I also think that he wanted to make sure that he could do justice not only to my expectations, but to represent the power and the essence of the rapport between him and Kit; to represent them and their time with The Who. He also knew that it would be an enormous undertaking as a film project, and it was. It was 10 years in the making.

We’re a very, very small company—we’re a small handful of people with great ambition but very limited means. Not unlike the early years of Kit and Chris, themselves. We had a huge, daunting task. I did have a plan, but we didn’t really have any money. [Laughs] Ten years later, we have a film to show for it.

One half of your subjects, Kit Lambert—he’s been gone for decades.

In 1981 he passed, so yeah, quite a while.

What was your strategy for making sure that he was still a presence within the film?

That’s a very good question. That’s something we were [thinking] about from the get-go. We’re basically making a love story here between two people, one present and one no longer present. That’s a daunting challenge. One of the ways we looked at that was to find what was attractive about the relationship. Well, the fact that they were opposites. One is present and one is not—that’s an opposite. [Laughs] So we worked with that, creatively. Thankfully these guys were photographed. Not only photographed, but filmed.

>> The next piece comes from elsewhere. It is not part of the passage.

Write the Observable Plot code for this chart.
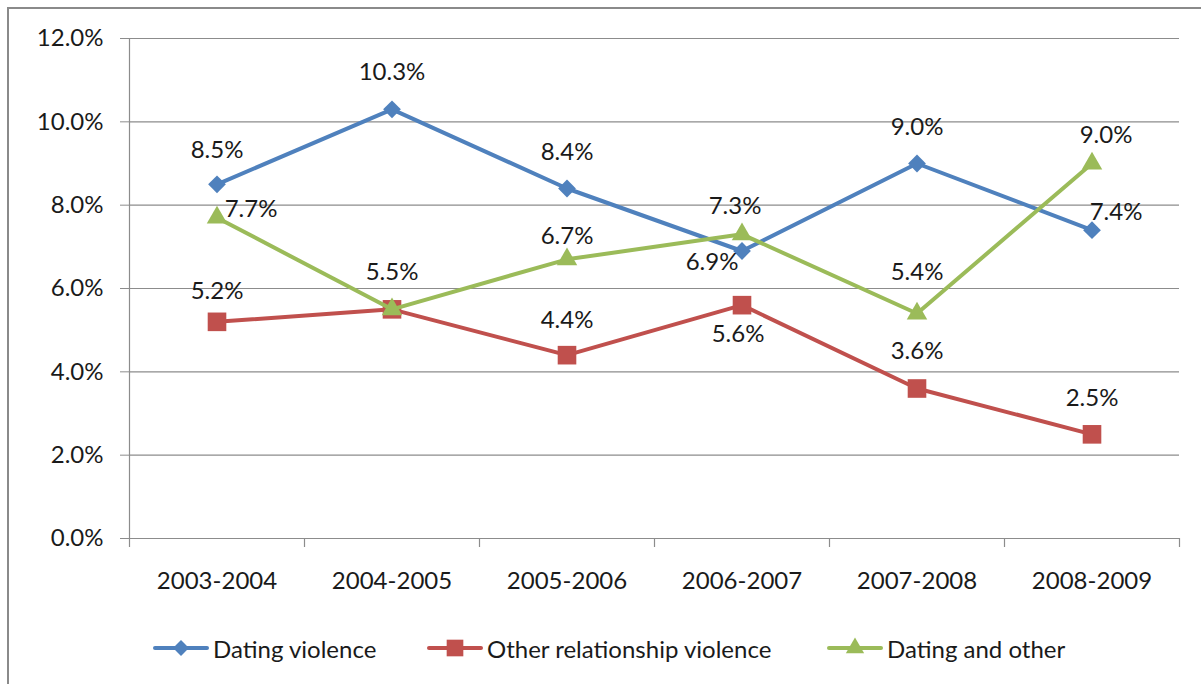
<!DOCTYPE html>
<html><head><meta charset="utf-8">
<script src="https://cdn.jsdelivr.net/npm/d3@7"></script>
<script src="https://cdn.jsdelivr.net/npm/@observablehq/plot@0.6"></script>
<style>
html,body{margin:0;padding:0;background:#fff;overflow:hidden;width:1201px;height:684px}
#frame{position:absolute;left:7px;top:7px;width:1400px;height:900px;border-left:2px solid #8a8a8a;border-top:2px solid #8a8a8a;}
#chart{position:absolute;left:0;top:0}
#legend{position:absolute;left:0;top:626px;width:1201px;height:44px;font-family:Lato,"Noto Sans",sans-serif;font-size:24px;color:#1a1a1a}
.item{position:absolute;top:0;height:44px;display:flex;align-items:center}
.item svg{display:block;margin-right:4px}
</style></head>
<body>
<div id="frame"></div>
<div id="chart"></div>
<div id="legend"></div>
<script>
// ---- data ----
const categories = ["2003-2004","2004-2005","2005-2006","2006-2007","2007-2008","2008-2009"];
const seriesNames = ["Dating violence","Other relationship violence","Dating and other"];
const datingViolence = [8.5,10.3,8.4,6.9,9.0,7.4];
const otherRelationshipViolence = [5.2,5.5,4.4,5.6,3.6,2.5];
const datingAndOther = [7.7,5.5,6.7,7.3,5.4,9.0];
const yTicks = [0,2,4,6,8,10,12];

// ---- layout / style ----
const colors = ["#4F81BD","#C0504D","#9BBB59"];
const symbols = ["diamond2","square","triangle"];
const symR = [8,10.5,7.6];
// label offsets [dx,dy] in px; null = label hidden (overlapped)
const labelOffsets = [
  [[0,-34],[0,-37],[0,-36],[-30,11],[0,-36],[24,-18]],
  [[0,-31],[0,-37],[0,-35],[-4,29],[0,-37],[0,-36]],
  [[34,-8],null,[0,-23],[-7,-28],[0,-41],[14,-28]]
];
const FONT = 'Lato, "Noto Sans", sans-serif';
const FS = 24;

const allSeries = [datingViolence, otherRelationshipViolence, datingAndOther];
const rows = allSeries.map((vals,si)=>vals.map((v,i)=>({cat:categories[i], v, s:seriesNames[si], si, i})));

const W = 1201, H = 610;
const marks = [];
// gridlines
marks.push(Plot.ruleY(yTicks.filter(d=>d>0), {stroke:"#8c8c8c", strokeWidth:1.2, strokeOpacity:1}));
// y axis
marks.push(Plot.axisY({ticks:yTicks, tickSize:9, tickPadding:17, tickFormat:d=>d.toFixed(1)+"%", fontSize:FS, fill:"#1a1a1a", stroke:"#8c8c8c", label:null}));
marks.push(Plot.ruleX([0], {x:()=>categories[0], dx:-87.5, y1:0, y2:12, stroke:"#8c8c8c", strokeWidth:1.2}));
// x axis baseline
marks.push(Plot.ruleY([0], {stroke:"#8c8c8c", strokeWidth:1.2}));
// x category boundary ticks
marks.push(Plot.ruleX(categories, {x:d=>d, dx:-87.5, y1:0, y2:0, insetBottom:-9, stroke:"#8c8c8c", strokeWidth:1.2}));
marks.push(Plot.ruleX([categories[categories.length-1]], {x:d=>d, dx:87.5, y1:0, y2:0, insetBottom:-9, stroke:"#8c8c8c", strokeWidth:1.2}));
marks.push(Plot.axisX({tickSize:0, tickPadding:33, fontSize:FS, fill:"#1a1a1a", label:null}));
// series
rows.forEach((data,si)=>{
  marks.push(Plot.line(data, {x:"cat", y:"v", stroke:colors[si], strokeWidth:4, strokeLinejoin:"round", strokeLinecap:"round"}));
  marks.push(Plot.dot(data, {x:"cat", y:"v", symbol:symbols[si], r:symR[si], fill:colors[si], stroke:"none"}));
});
// labels
rows.forEach((data,si)=>{
  data.forEach(d=>{
    const off = labelOffsets[si][d.i];
    if(!off) return;
    marks.push(Plot.text([d], {x:"cat", y:"v", text:d=>d.v.toFixed(1)+"%", dx:off[0], dy:off[1], fontSize:FS, fill:"#1a1a1a"}));
  });
});

const chart = Plot.plot({
  width:W, height:H,
  marginLeft:129, marginRight:22, marginTop:38, marginBottom:72,
  style:{fontFamily:FONT, background:"transparent", color:"#1a1a1a"},
  x:{type:"band", domain:categories, padding:0, axis:null},
  y:{domain:[0,12], axis:null},
  marks
});
document.getElementById("chart").appendChild(chart);

// legend
const legend = document.getElementById("legend");
const legendLeft = [153,427,827];
seriesNames.forEach((name,si)=>{
  const item = document.createElement("div");
  item.className = "item";
  item.style.left = legendLeft[si]+"px";
  const ns = "http://www.w3.org/2000/svg";
  const svg = document.createElementNS(ns,"svg");
  svg.setAttribute("width",56); svg.setAttribute("height",24);
  const line = document.createElementNS(ns,"line");
  line.setAttribute("x1",2); line.setAttribute("x2",54); line.setAttribute("y1",12); line.setAttribute("y2",12);
  line.setAttribute("stroke",colors[si]); line.setAttribute("stroke-width",4); line.setAttribute("stroke-linecap","round");
  svg.appendChild(line);
  const p = document.createElementNS(ns,"path");
  const sym = {diamond2:d3.symbolDiamond2, square:d3.symbolSquare, triangle:d3.symbolTriangle}[symbols[si]];
  p.setAttribute("d", d3.symbol(sym, Math.PI*symR[si]*symR[si]*0.8)());
  p.setAttribute("transform","translate(28,12)");
  p.setAttribute("fill",colors[si]);
  svg.appendChild(p);
  item.appendChild(svg);
  const t = document.createElement("span");
  t.textContent = name;
  item.appendChild(t);
  legend.appendChild(item);
});
</script>
</body></html>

It was pretty conscious to have him present throughout the film in a way that you felt you were with him. It was really a question of what we had to represent him in the film. And you’ll see, he ultimately recedes from the film, the way he receded from the story itself.

He was an essential part of the narrative. You’re telling the story, but at the same time you’re trying to keep the viewer aware that there was this person who is no longer around. But we had certain sonic things, too. We had the use of his voice on talkback during the recording sessions. That gave him kind of an enigmatic presence. And then in the way we conducted the interviews with Chris Stamp, Roger Daltrey, and Pete Townshend—we kept it out of the past. We kept the conversations within a contemporary, living, emotional reality as much as I possible could, as opposed to dates, times, facts, figures—things you’d get in a more traditional, informational documentary. The conversations I tried to have in the film, I tried to have a living presence. When the footage of Kit we had to represent him was surrounded by that, it had a more contemporary feel to it.

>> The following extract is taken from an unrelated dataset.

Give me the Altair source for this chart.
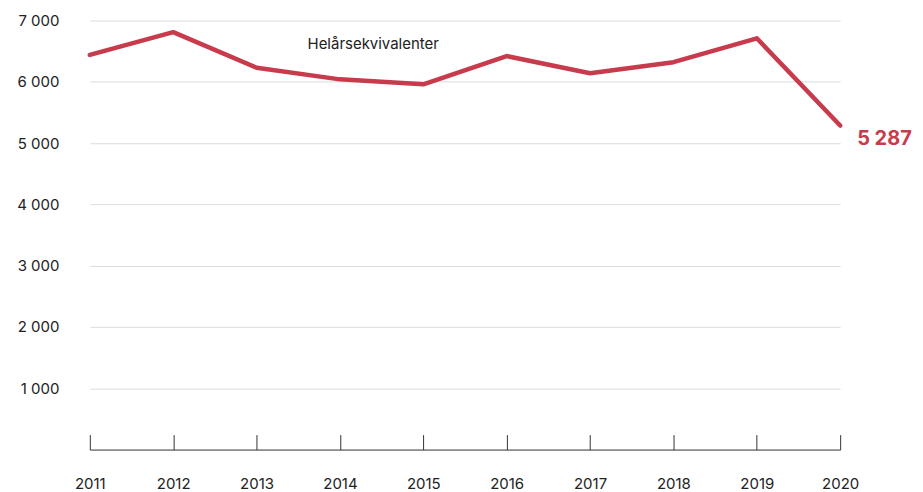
import altair as alt
import pandas as pd

years = ["2011", "2012", "2013", "2014", "2015", "2016", "2017", "2018", "2019", "2020"]
values = [6440, 6810, 6230, 6040, 5960, 6420, 6140, 6320, 6710, 5287]
series_label = "Helårsekvivalenter"

df = pd.DataFrame({"year": years, "value": values})
RED = "#C73B4D"
FONT = "Inter"

x = alt.X("year:O", title=None,
          scale=alt.Scale(type="point", padding=0),
          axis=alt.Axis(labelAngle=0, domain=False, ticks=True, tickSize=15,
                        tickColor="#333", tickWidth=1, offset=-15,
                        labelPadding=27, labelFontSize=15, labelColor="#222",
                        labelFont=FONT, grid=False))
y = alt.Y("value:Q", title=None,
          scale=alt.Scale(domain=[0, 7000], nice=False),
          axis=alt.Axis(values=[0, 1000, 2000, 3000, 4000, 5000, 6000, 7000],
                        labelExpr="datum.value == 0 ? '' : replace(format(datum.value, ','), ',', ' ')",
                        domain=False, ticks=False, labelPadding=31,
                        labelFontSize=15, labelColor="#222", labelFont=FONT,
                        gridColor=alt.condition("datum.value == 0", alt.value("#333"), alt.value("#dcdcdc")),
                        gridWidth=1))

base = alt.Chart(df)
line = base.mark_line(color=RED, strokeWidth=4.5, strokeCap="round", strokeJoin="round").encode(x=x, y=y)

last = base.transform_filter("datum.year == '2020'").transform_calculate(
    lab="replace(format(datum.value, ','), ',', ' ')"
).mark_text(align="left", baseline="middle", dx=17, dy=14, fontSize=20,
            fontWeight="bold", color=RED, font=FONT).encode(x="year:O", y="value:Q", text="lab:N")

ann = alt.Chart(pd.DataFrame({"t": [series_label]})).mark_text(
    align="center", baseline="middle", fontSize=15, color="#222", font=FONT
).encode(x=alt.value(284), y=alt.value(24), text="t:N")

chart = alt.layer(line, last, ann).properties(
    width=752, height=430,
    autosize=alt.AutoSizeParams(type="none"),
    padding={"left": 82, "top": 12, "right": 75, "bottom": 46},
).configure(background="white").configure_view(stroke=None, strokeWidth=0)

chart.save("out.html", embed_options={"renderer": "svg", "actions": False})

When you were searching through all of this archival material, what was the most exciting thing you found?

It wasn’t that it was exciting so much as essential to the storytelling. Obviously, first of all we wanted to find the footage early on that Chris and Kit shot, of the High Numbers [an early incarnation of The Who]. Making the story about aspiring filmmakers moving into the most notorious management duos in rock history, we wanted to show their film. Roger Daltrey was instrumental in pointing our way to that. And then, of course, we wanted to find out how we’d represent Chris Stamp and Kit Lambert. We tried to find footage that represented them, and then we moved from there.

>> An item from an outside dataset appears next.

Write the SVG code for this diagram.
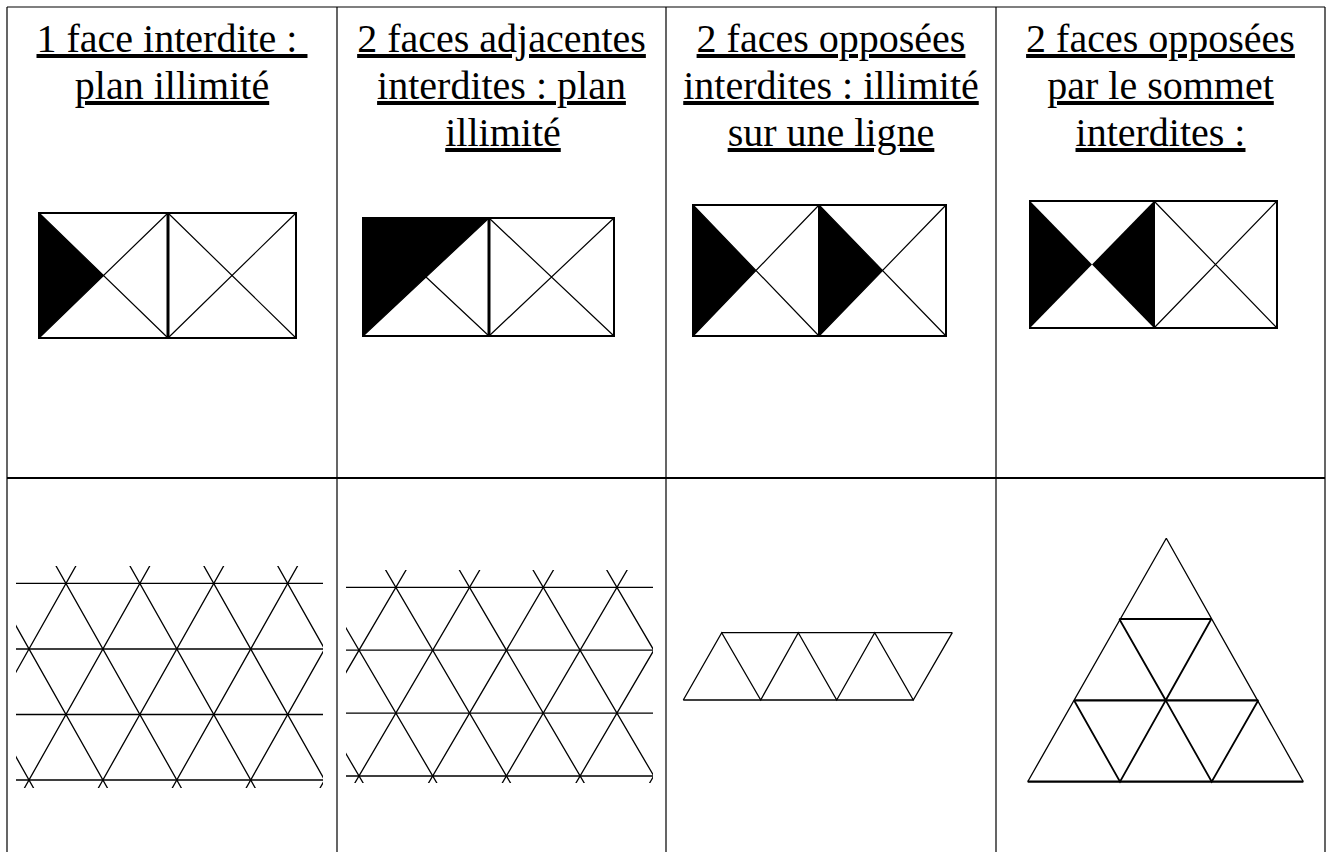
<svg xmlns="http://www.w3.org/2000/svg" width="1330" height="852" viewBox="0 0 1330 852">
<style>
.grid{stroke:#000;stroke-width:1.2;fill:none}
.t{font-size:40px;fill:#000;text-anchor:middle;text-decoration:underline}
.frame{stroke:#000;stroke-width:2;fill:none}
.mid{stroke:#000;stroke-width:3}
.diag{stroke:#000;stroke-width:1.2;fill:none}
.blk{fill:#000;stroke:none}
.lat{stroke:#000;stroke-width:1.3;fill:none}
.hz{stroke:#000;stroke-width:2.2;fill:none}
</style>
<defs>
<clipPath id="c1"><rect x="16" y="566" width="307" height="222"/></clipPath>
<clipPath id="c2"><rect x="346" y="570" width="307" height="213"/></clipPath>
</defs>
<rect width="1330" height="852" fill="#fff"/>
<g id="table">
<path class="grid" d="M7,7H1325M7,7V852M337,7V852M666,7V852M996,7V852M1325,7V852"/>
<path stroke="#000" stroke-width="1.8" d="M7,478H1325"/>
</g>
<g id="headers" font-family="'Liberation Serif', 'Times New Roman', Tinos, 'DejaVu Serif', serif">
<text class="t" x="172" y="52" xml:space="preserve">1 face interdite : </text>
<text class="t" x="172" y="99">plan illimité</text>
<text class="t" x="501.5" y="52">2 faces adjacentes</text>
<text class="t" x="501.5" y="99">interdites : plan</text>
<text class="t" x="503" y="146">illimité</text>
<text class="t" x="831" y="52">2 faces opposées</text>
<text class="t" x="831" y="99">interdites : illimité</text>
<text class="t" x="831" y="146">sur une ligne</text>
<text class="t" x="1160.5" y="52">2 faces opposées</text>
<text class="t" x="1160.5" y="99">par le sommet</text>
<text class="t" x="1160.5" y="146">interdites :</text>
</g>
<g id="fig1">
<polygon class="blk" points="39,213 103.5,275.5 39,338"/>
<path class="diag" d="M39,213L168,338M39,338L168,213M168,213L296,338M168,338L296,213"/>
<rect class="frame" x="39" y="213" width="257" height="125"/>
<path class="mid" d="M168,212V339"/>
</g>
<g id="fig2">
<polygon class="blk" points="363,218 489,218 363,336"/>
<path class="diag" d="M363,336L489,218M426,277L489,336M489,218L614,336M489,336L614,218"/>
<rect class="frame" x="363" y="218" width="251" height="118"/>
<path class="mid" d="M489,217V337"/>
</g>
<g id="fig3">
<polygon class="blk" points="693,205 756,270.5 693,336"/>
<polygon class="blk" points="819,205 882.5,270.5 819,336"/>
<path class="diag" d="M693,205L819,336M693,336L819,205M819,205L946,336M819,336L946,205"/>
<rect class="frame" x="693" y="205" width="253" height="131"/>
<path stroke="#000" stroke-width="2" d="M819,204V337"/>
</g>
<g id="fig4">
<polygon class="blk" points="1030,201 1092,264.5 1030,328"/>
<polygon class="blk" points="1154,201 1092,264.5 1154,328"/>
<path class="diag" d="M1154,201L1277,328M1154,328L1277,201"/>
<rect class="frame" x="1030" y="201" width="247" height="127"/>
<path stroke="#000" stroke-width="2" d="M1154,200V329"/>
</g>
<g id="lattice1" clip-path="url(#c1)">
<path class="lat" d="M16,583.3H323M16,649H323M16,714.5H323M16,780H323"/>
<path class="lat" d="M79.2,560L-56.2,800M153.1,560L17.7,800M227,560L91.6,800M300.9,560L165.5,800M374.8,560L239.4,800M448.7,560L313.3,800"/>
<path class="lat" d="M-95.1,560L40.3,800M-21.2,560L114.2,800M52.7,560L188.1,800M126.6,560L262,800M200.5,560L335.9,800M274.4,560L409.8,800"/>
</g>
<g id="lattice2" clip-path="url(#c2)">
<path class="lat" d="M346,587.3H653M346,650.2H653M346,713.1H653M346,776H653"/>
<path class="lat" d="M411.9,560L271.2,800M485.6,560L344.9,800M559.3,560L418.6,800M633,560L492.3,800M706.7,560L566,800M780.4,560L639.7,800"/>
<path class="lat" d="M232.4,560L373.1,800M306.1,560L446.8,800M379.8,560L520.5,800M453.5,560L594.2,800M527.2,560L667.9,800M600.9,560L741.6,800"/>
</g>
<g id="strip3">
<path class="lat" d="M721.7,632.7H952.3M683.3,700H913.3"/>
<polyline class="lat" points="683.3,700 721.7,632.7 760.7,700 798.3,632.7 836.7,700 874.7,632.7 913.3,700 952.3,632.7"/>
</g>
<g id="triangle4">
<path class="lat" d="M1166.3,538.3L1027.7,781.7M1166.3,538.3L1303.3,781.7"/>
<path class="hz" d="M1119.3,619H1211.3M1074,700.3H1258.3M1027.7,781.7H1303.3"/>
<path class="hz" style="stroke-width:1.8" d="M1119.3,619L1165.7,700.3L1211.3,619M1074,700.3L1120,781.7L1165.7,700.3L1211.7,781.7L1258.3,700.3"/>
</g>
</svg>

The most fascinating thing, for me, was working with this rare and untold story.

Obviously, the film is more about Kit and Chris than the band, but I have to ask—did you have a personal connection to The Who before this? Did you grow up a fan?

Well, growing up when and where I grew up, and being deeply connected to rock music, The Who’s music was always very good, important music. I liked it, and thought it was important. There was stuff that maybe I liked, but didn’t think was important—but The Who’s music I thought was important. I kind of came of age through rock in the early ‘70s. But, I didn’t really come to the film from the point of view as a Who fan—at that point in my life, I was probably coming at it as more of a Chris Stamp fan. [Laughs]

It’s clear from the film that both Kit and Chris had big ideas and were willing to take major risks. What did you take away as the key to what made their partnership so successful?

I think it goes back to their origins. The two things that are essential to a relationship, partnership, or creative endeavor: the recognition of one another, and the unconditional acceptance of the other.